In looking at the experiences of the Asian countries that entered the COVID-19 crisis in January, I believe that the pandemic will play out over four phases in the US.

Phase One (Infection) ran from January through mid-March. In this period, there was no social distancing and no active management — the virus was passing quickly, at a “one infected person infects two people” rate.

We are now in Phase Two (Social Distancing), which will last from March through mid-May. In this period, we will see infections in the US rise to 500,000–700,000 — the aftereffect of Phase One — peaking in late April or early May. At the same time that infections are increasing, social distancing via the shutdown of schools and work at home for businesses will have a significant impact on the spread of the disease. This societal investment will pay off as the number of new infections will begin to decline in late April and then begin to plummet in early May.

We will then enter Phase Three (Management), which will last from mid-May through the end of the year and into 2021. Pandemic Management Protocols (PMPs), ways of working, traveling, congregating, eating, moving, and connecting, will have to be constructed and maintained by governments, companies, schools, and all organizations in society. Korea, Taiwan, Hong Kong, Singapore, and China are now in this phase, with rigorous societal rules (e.g., face masks and gloves) and strict governmental management of the population using tracking apps and police enforcement of quarantining for the sick and those that are entering from other countries. But schools are reopening, people are eating in restaurants, workers are going to work, and the populations are resuming a form of normal life. This management phase in the US will necessitate strong governmental intervention and rules — likely requiring masks and gloves for everyone in public places like subways and very strict enforcement of quarantines for the ill. There will be new breakouts of infection, but with improved public health response, availability of tested antivirals, and near-universal quick testing, they will be managed and curtailed. As part of their PMPs, companies and other organizations will have to build their own logistical systems — vetting people before they enter office buildings, carefully monitoring and managing their workforce’s health and condition, and limiting travel and gatherings. Forrester is currently gathering worldwide PMP best practices and will be analyzing them in our forthcoming research streams.

Phase Four (Eradication) will occur in April–June of 2021 as a vaccine becomes available.

While Phase Two will be psychologically challenging due to the continued growth of infections, the real game will be played in Phase Three. Restarting the economy and resuming commerce will depend on the rigor of governmental management and the willingness of individuals to abide by rules and protocols to control the virus. If Phase Three is mismanaged by companies, states, and the federal government, we will not drop back to Phase Two — we will loop back to Phase One and start the process from the beginning. This will risk a year-long disruption of the economy rather than the three-month disruption caused by Phase Two.
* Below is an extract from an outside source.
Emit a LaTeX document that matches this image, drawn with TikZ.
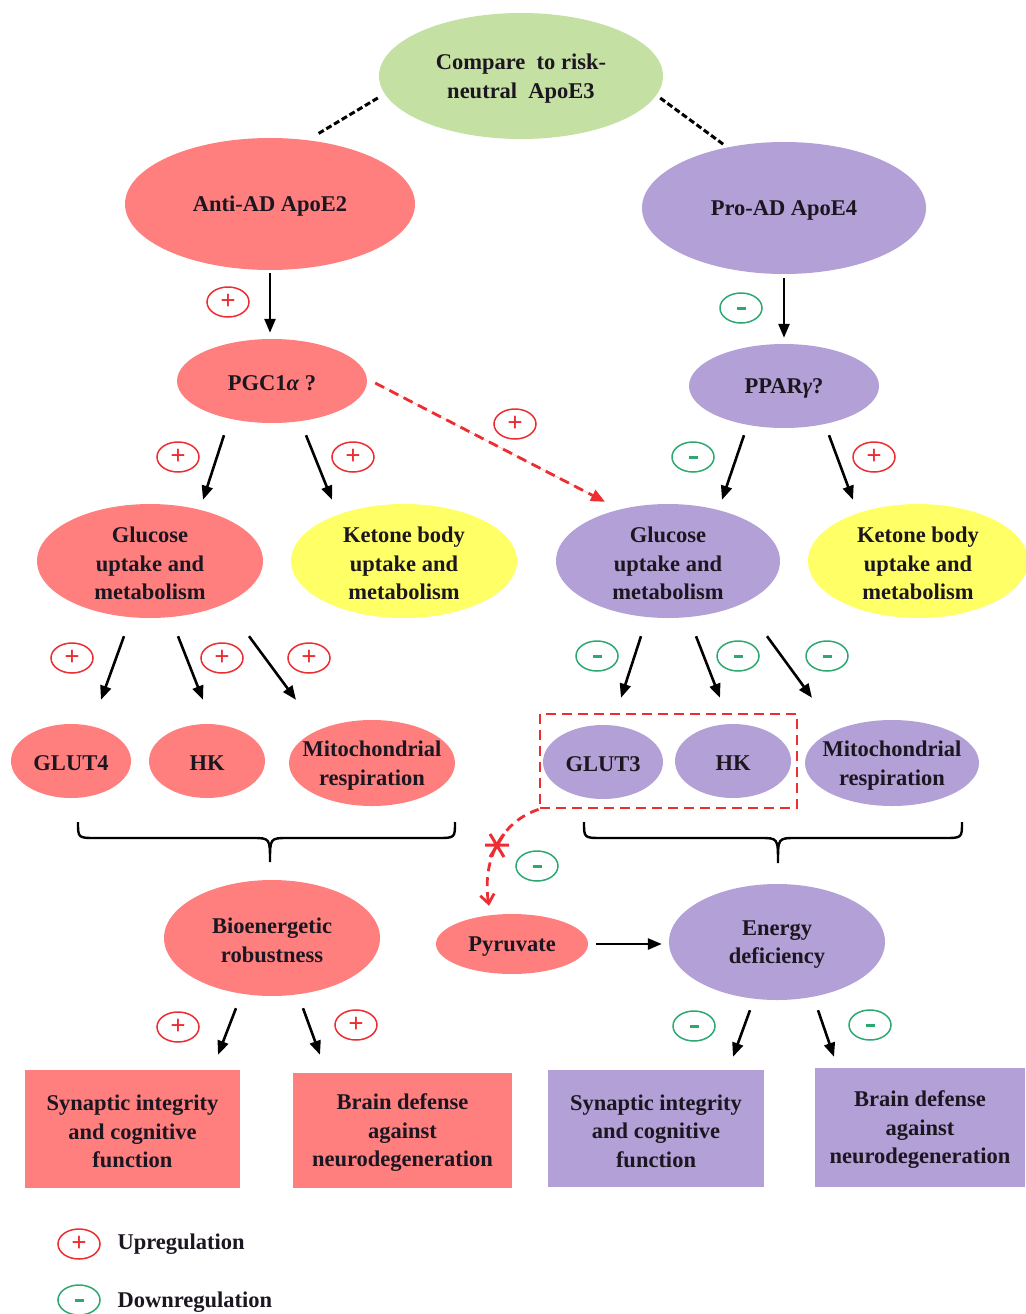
\documentclass[tikz,border=0pt]{standalone}
\usepackage{fontspec}
\setmainfont{Liberation Serif}
\usetikzlibrary{shapes.geometric,arrows.meta,calc}
\definecolor{salmon}{RGB}{255,127,127}
\definecolor{lav}{RGB}{178,160,214}
\definecolor{lgreen}{RGB}{197,224,163}
\definecolor{yel}{RGB}{255,255,102}
\definecolor{txt}{RGB}{28,22,32}
\definecolor{upred}{RGB}{236,45,50}
\definecolor{dngreen}{RGB}{45,168,112}
\begin{document}
\begin{tikzpicture}[x=1pt,y=-1pt,
  every node/.style={font=\fontsize{22.5}{28.5}\selectfont\bfseries, text=txt, align=center},
  lbl/.style={yshift=-2.5pt},
  ell/.style={ellipse, inner sep=0pt, draw=none},
  sbox/.style={rectangle, inner sep=0pt, draw=none},
  arr/.style={line width=2.6pt, -{Triangle[length=14pt,width=11pt]}},
  dashline/.style={line width=3pt, dash pattern=on 6pt off 3pt},
  reddash/.style={draw=upred, line width=2.8pt, dash pattern=on 10pt off 6pt},
  up/.style={ellipse, draw=upred, line width=1.5pt, minimum width=42pt, minimum height=30pt, inner sep=0pt, text=upred, font=\fontsize{27}{27}\selectfont\bfseries},
  dn/.style={ellipse, draw=dngreen, line width=1.5pt, minimum width=42pt, minimum height=30pt, inner sep=0pt, text=dngreen},
  brace/.style={line width=2.4pt}
]
\useasboundingbox (0,0) rectangle (1025,1314);

% ---- top
\node[ell, fill=lgreen, minimum width=284, minimum height=126] (apoe3) at (521,76) {};
\node[lbl] at (apoe3) {Compare\ \ to risk-\\neutral\ \ ApoE3};
\node[ell, fill=salmon, minimum width=290, minimum height=132] (apoe2) at (270,204) {};
\node[lbl] at (apoe2) {Anti-AD ApoE2};
\node[ell, fill=lav, minimum width=284, minimum height=132] (apoe4) at (784,208) {};
\node[lbl] at (apoe4) {Pro-AD ApoE4};
\draw[dashline] ($(apoe3.west)+(-1,22)$) -- ($(apoe2.north)+(48,-4)$);
\draw[dashline] ($(apoe3.east)+(-3,22)$) -- ($(apoe4.north)+(-60,3)$);

% ---- second level
\node[ell, fill=salmon, minimum width=190, minimum height=84] (pgc) at (272,381) {};
\node[lbl] at (pgc) {PGC1{\itshape α} ?};
\node[ell, fill=lav, minimum width=190, minimum height=84] (ppar) at (784,386) {};
\node[lbl] at (ppar) {PPAR{\itshape γ}?};
\draw[arr] ($(apoe2.south)+(0,3)$) -- ($(pgc.north)+(-2,-6)$);
\draw[arr] ($(apoe4.south)+(0,4)$) -- ($(ppar.north)+(0,-6)$);
\node[up] (u1) at (228,302) {+};
\node[dn] (d1) at (741,308) {\rule{9pt}{3pt}};

% ---- third level
\node[ell, fill=salmon, minimum width=226, minimum height=114] (glcL) at (150,561) {};
\node[lbl] at (glcL) {Glucose\\uptake and\\metabolism};
\node[ell, fill=yel, minimum width=226, minimum height=114] (ketL) at (404,561) {};
\node[lbl] at (ketL) {Ketone body\\uptake and\\metabolism};
\node[ell, fill=lav, minimum width=224, minimum height=114] (glcR) at (668,561) {};
\node[lbl] at (glcR) {Glucose\\uptake and\\metabolism};
\node[ell, fill=yel, minimum width=220, minimum height=114] (ketR) at (918,561) {};
\node[lbl] at (ketR) {Ketone body\\uptake and\\metabolism};

\draw[arr] ($(pgc.south)+(-48,12)$) -- ($(glcL.north)+(53,-4)$);
\draw[arr] ($(pgc.south)+(34,12)$) -- ($(ketL.north)+(-72,-4)$);
\draw[arr] ($(ppar.south)+(-40,7)$) -- ($(glcR.north)+(54,-4)$);
\draw[arr] ($(ppar.south)+(45,7)$) -- ($(ketR.north)+(-65,-4)$);
\draw[reddash, -{Triangle[length=14pt,width=12pt]}, fill=upred] ($(pgc.east)+(8,2)$) -- ($(glcR.north)+(-63,-2)$);
\node[up] (u2) at (515,424) {+};
\node[up] (u3) at (178,457) {+};
\node[up] (u4) at (353,457) {+};
\node[dn] (d2) at (693,457) {\rule{9pt}{3pt}};
\node[up] (u5) at (874,457) {+};

% ---- fourth level
\node[ell, fill=salmon, minimum width=120, minimum height=74] (glut4) at (71,761) {};
\node[lbl] at (glut4) {GLUT4};
\node[ell, fill=salmon, minimum width=116, minimum height=74] (hkL) at (207,761) {};
\node[lbl] at (hkL) {HK};
\node[ell, fill=salmon, minimum width=166, minimum height=86] (mitoL) at (372,763) {};
\node[lbl] at (mitoL) {Mitochondrial\\respiration};
\node[ell, fill=lav, minimum width=120, minimum height=74] (glut3) at (603,762) {};
\node[lbl] at (glut3) {GLUT3};
\node[ell, fill=lav, minimum width=116, minimum height=74] (hkR) at (733,761) {};
\node[lbl] at (hkR) {HK};
\node[ell, fill=lav, minimum width=174, minimum height=86] (mitoR) at (892,763) {};
\node[lbl] at (mitoR) {Mitochondrial\\respiration};

\draw[arr] ($(glcL.south)+(-26,18)$) -- ($(glut4.north)+(30,-24)$);
\draw[arr] ($(glcL.south)+(28,18)$) -- ($(hkL.north)+(-4,-24)$);
\draw[arr] ($(glcL.south)+(99,18)$) -- ($(mitoL.north)+(-76,-20)$);
\draw[arr] ($(glcR.south)+(-27,18)$) -- ($(glut3.north)+(18,-27)$);
\draw[arr] ($(glcR.south)+(28,18)$) -- ($(hkR.north)+(-13,-26)$);
\draw[arr] ($(glcR.south)+(99,18)$) -- ($(mitoR.north)+(-80,-22)$);
\node[up] (u6) at (72,658) {+};
\node[up] (u7) at (222,658) {+};
\node[up] (u8) at (309,658) {+};
\node[dn] (d3) at (597,656) {\rule{9pt}{3pt}};
\node[dn] (d4) at (738,656) {\rule{9pt}{3pt}};
\node[dn] (d5) at (827,656) {\rule{9pt}{3pt}};

% dashed box around GLUT3 and HK
\node[sbox, reddash, minimum width=257, minimum height=94] (box) at (668.5,761) {};

% ---- braces
\draw[brace] (78,822) .. controls (78,838) .. (96,838) -- (252,838) .. controls (270,838) .. (270,862)
  .. controls (270,838) .. (288,838) -- (437,838) .. controls (455,838) .. (455,822);
\draw[brace] (584,822) .. controls (584,838) .. (602,838) -- (760,838) .. controls (778,838) .. (778,863)
  .. controls (778,838) .. (796,838) -- (944,838) .. controls (962,838) .. (962,822);

% ---- fifth level
\node[ell, fill=salmon, minimum width=216, minimum height=116] (bio) at (272,938) {};
\node[lbl] at (bio) {Bioenergetic\\robustness};
\node[ell, fill=salmon, minimum width=152, minimum height=60] (pyr) at (512,944) {};
\node[lbl] at (pyr) {Pyruvate};
\node[ell, fill=lav, minimum width=216, minimum height=116] (energy) at (777,942) {};
\node[lbl] at (energy) {Energy\\deficiency};
\draw[line width=2.6pt, -{Triangle[length=14pt,width=11pt]}] ($(pyr.east)+(8,0)$) -- ($(pyr.east -| energy.west)+(-7,0)$);
\draw[reddash, dash pattern=on 9pt off 6pt, -{Straight Barb[length=9pt,width=14pt,line width=2.8pt]}]
  (box.south west) .. controls (500,822) and (482,862) .. ($(pyr.north)+(-23,-8)$);
\draw[upred, line width=3pt] (485,845) -- (509,845) (490,834) -- (504,857) (504,834) -- (490,857);
\node[dn] (d6) at (537,866) {\rule{9pt}{3pt}};

% ---- bottom
\node[sbox, fill=salmon, minimum width=215, minimum height=118] (synL) at (132.5,1129) {};
\node[lbl] at (synL) {Synaptic integrity\\and cognitive\\function};
\node[sbox, fill=salmon, minimum width=219, minimum height=115] (brainL) at (402.5,1130.5) {};
\node[lbl] at (brainL) {Brain defense\\against\\neurodegeneration};
\node[sbox, fill=lav, minimum width=216, minimum height=117] (synR) at (656,1128.5) {};
\node[lbl] at (synR) {Synaptic integrity\\and cognitive\\function};
\node[sbox, fill=lav, minimum width=210, minimum height=119] (brainR) at (920,1127.5) {};
\node[lbl] at (brainR) {Brain defense\\against\\neurodegeneration};

\draw[arr] ($(bio.south)+(-36,12)$) -- ($(synL.north)+(85.5,-15)$);
\draw[arr] ($(bio.south)+(31,12)$) -- ($(brainL.north)+(-82.5,-18)$);
\draw[arr] ($(energy.south)+(-27,10)$) -- ($(synR.north)+(77,-13)$);
\draw[arr] ($(energy.south)+(41,10)$) -- ($(brainR.north)+(-86,-11)$);
\node[up] (u9) at (178,1027) {+};
\node[up] (u10) at (356,1025) {+};
\node[dn] (d7) at (694,1026) {\rule{9pt}{3pt}};
\node[dn] (d8) at (870,1025) {\rule{9pt}{3pt}};

% ---- legend
\node[up] (lu) at (79,1244) {+};
\node[anchor=west, lbl] (lut) at (114,1242) {Upregulation};
\node[dn] (ld) at (79,1300) {\rule{9pt}{3pt}};
\node[anchor=west, lbl] (ldt) at (114,1300) {Downregulation};
\end{tikzpicture}
\end{document}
A final complication will be management variability by region and state, making it more difficult to move all states into Phase Three at one time. The role of the federal government will be the difference maker here — if it requires uniform adherence to conservative protocols, the country will have the best chance to resume true inter-state commerce (e.g., air travel).

We will get through this moment — but it will take patience, management rigor, and a government that moves forward with vision and intelligence.